Every contractor that submits bids on large indefinite delivery, indefinite quantity contracts could soon be required to break out labor costs for all relevant jobs under the contract in their pricing schedules. It recent years, bidders commonly combine labor costs with materials and overhead as part of the master contract bid.
In the meantime, GSA is in a complicated position. The agency could appeal the decision to the US Court of Appeals for the Federal Circuit, but that process would take months. Conforming the Polaris solicitation to comply with the court’s ruling, however, would also take months and potentially lead to even more protests, according to Cy Alba, a contracts attorney and partner at PilieroMazza.
See: Replay of What’s Next After Polaris Halted?
Adding a pricing section “might actually be the easiest way to comply with the order,” Alba said in an interview with Bloomberg Government. “It’s not easy, but it’s possible.”
Alba suggested timing for that kind of response: “I would think it’s going to take a little while potentially, six months, maybe a year, maybe longer. “
The protest that led to the court decision on Polaris stood out because it went beyond previous claims that mentor-protégé joint ventures were relying too heavily on the bigger partner’s past performance to maximize their proposal scores. Mentor-protégé relationships are designed to assist small businesses attempting to enter and grow their positions in the federal market by teaming with more experienced vendors.

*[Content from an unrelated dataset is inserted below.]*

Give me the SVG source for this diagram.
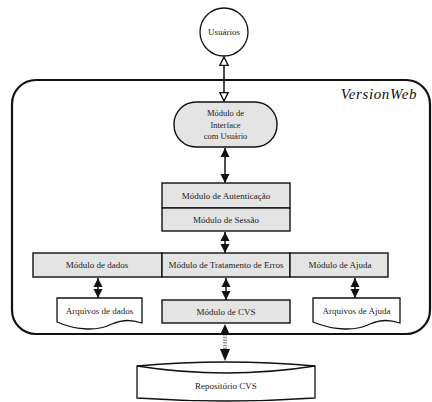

The court agreed with the plaintiffs’ claim that that the General Services Administration under-emphasized the protégé’s past contracting performance, giving an advantage to larger bidders that had more complex contracting histories.
The court then went further, saying that the only labor estimates that can be pushed below the master contract to the task order level are for smaller and more explicitly labor-oriented contracts—time-and-materials and labor-hour.
That means the pricing calculations for virtually all professional services contracts must spell out the labor hours—a massive reset of how those bids have typically been offered.
“It’s certainly a very different reading,“ said Alba, referring to the court’s interpretation of GSA’s general solicitation language about “task or delivery orders based on hourly rates.” He added, “it was rather surprising because it dug into the nuance.”
The implications of the ruling go far beyond the Polaris solicitation and could impact the wording on to any task order-type bid. That means agencies may have to include labor schedules up front at the master contract level for potentially any services IDIQ—a massive reset of how those bids have typically been offered in recent years.
The contract types that could be excluded from evaluation at the master contract level accounted for only 4.3% of procurement spending in fiscal 2022. They accounted for 6.8% of all services contracts in that same year.
The plaintiffs’ position was evaluating labor costs up front will especially benefit small business like theirs, but Alba points out such cost disclosures cut both ways and could benefit large businesses capable of trimming rates and lowering total costs to make their prices more competitive.